Authenticating as a user on platforms that prohibit scraping in their ToS — LinkedIn, Facebook, Twitter — bypasses access controls those platforms have implemented specifically to protect user data. This is not a legal gray area: GDPR Art. 6 requires a lawful basis for processing, and simulated session access provides none. CWE-284 (Improper Access Control) and OWASP A01 (Broken Access Control) both apply. Courts have found CFAA violations in cases involving credential-based scraping of platforms with clear no-scraping ToS. CCPA §1798.100 adds parallel liability for collecting personal information without a valid basis.
Critical because credential-based scraping of ToS-restricted platforms exposes the company to CFAA liability, GDPR Art. 6 unlawful-processing findings, and platform-level account termination affecting all legitimate API access.
Remove all stored session cookies, login credentials, and authentication flows targeting scraping-prohibited platforms. Replace with official API integrations where available.
// Remove this pattern entirely from the codebase:
// const cookies = JSON.parse(fs.readFileSync('config/linkedin-cookies.json', 'utf8'))
// await page.setCookie(...cookies)
// Use the official API instead:
import { LinkedInAPI } from '@linkedin/api-client'
const client = new LinkedInAPI({ apiKey: process.env.LINKEDIN_API_KEY })
const results = await client.search({ keywords: query })
For platforms with no official API, restrict scraping to unauthenticated public pages that are not excluded by robots.txt. Document the legal basis in a data processing register before any scraping begins. Consult legal counsel on each platform's ToS before implementation.
ID: data-sourcing-provenance.legal-sourcing.no-login-wall-scraping
Severity: critical
What to look for: Enumerate all scraping modules and for each, check for authentication to third-party services. Count every instance of stored credentials, session cookies, or login flows for external platforms (LinkedIn, Facebook, Twitter, etc.). Look for code that logs in to external services before scraping, or use of browser automation to navigate past login screens on platforms that prohibit scraping in their Terms of Service.

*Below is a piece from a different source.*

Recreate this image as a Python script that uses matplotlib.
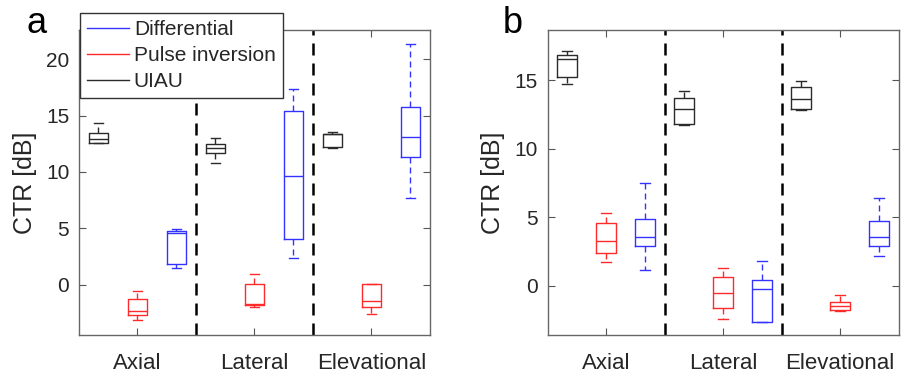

Distinguish between services that explicitly allow API access (e.g., using an official API key with their blessing) versus authentication that simulates a user session on a platform that prohibits scraping. Simulating user sessions on platforms with no-scraping ToS does not count as pass.

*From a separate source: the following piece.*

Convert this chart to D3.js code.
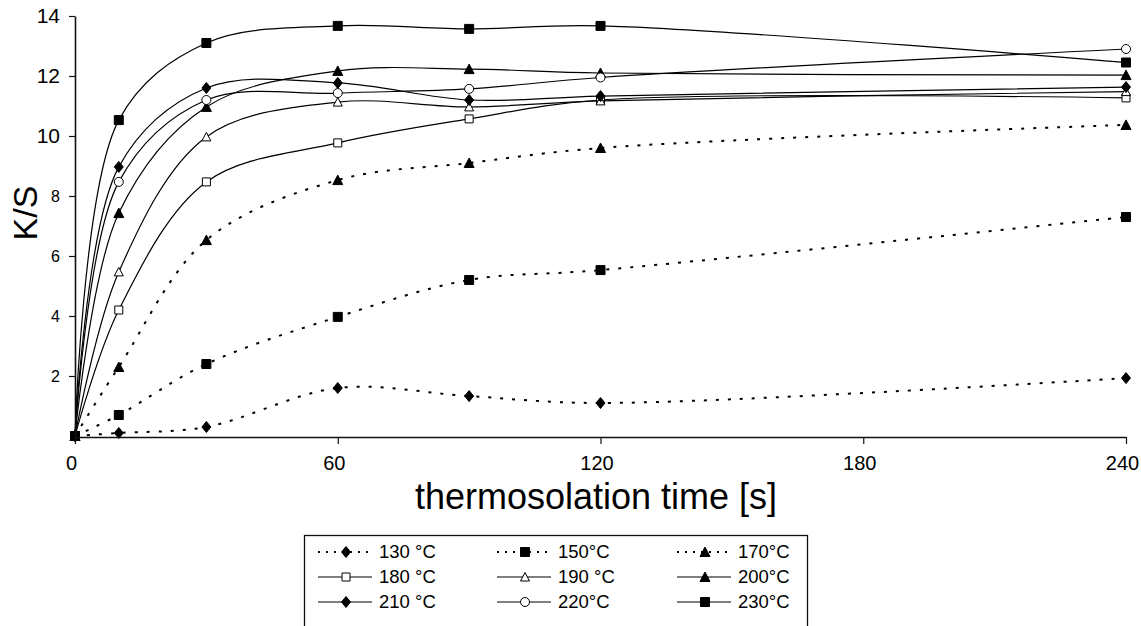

Pass criteria: Scrapers do not authenticate as users on platforms that prohibit scraping in their ToS. 0 instances of stored credentials or session cookies for scraping-prohibited platforms are found. Any authenticated data access uses the platform's official API with proper authorization (not credential simulation).
Fail criteria: The codebase contains at least 1 credential, session cookie, or login flow that authenticates to external platforms for the purpose of scraping content beyond what the platform's ToS permits.
Skip (N/A) when: The system performs no web scraping, or all scraping targets are public pages with no authentication involved.
Detail on fail: Name the file and platform. Example: "src/scrapers/linkedin.ts stores LinkedIn session cookies and navigates authenticated search pages" or "Playwright script logs in to Facebook and scrapes group members".
Remediation: Replace session-based scraping with official API integrations where available. Remove stored credentials and session cookies from the codebase entirely:
// Before: session-based scraping (DO NOT USE)
// const cookies = fs.readFileSync('src/config/linkedin-cookies.json')
// page.setCookie(...cookies)
// After: use official API with proper authorization
import { LinkedInAPI } from '@linkedin/api-client'
const client = new LinkedInAPI({ apiKey: process.env.LINKEDIN_API_KEY })
const results = await client.search({ keywords: query })
For platforms without APIs, limit scraping to publicly accessible, unauthenticated pages that are not excluded by robots.txt. Consult your legal counsel on the specific platform's ToS before collecting data.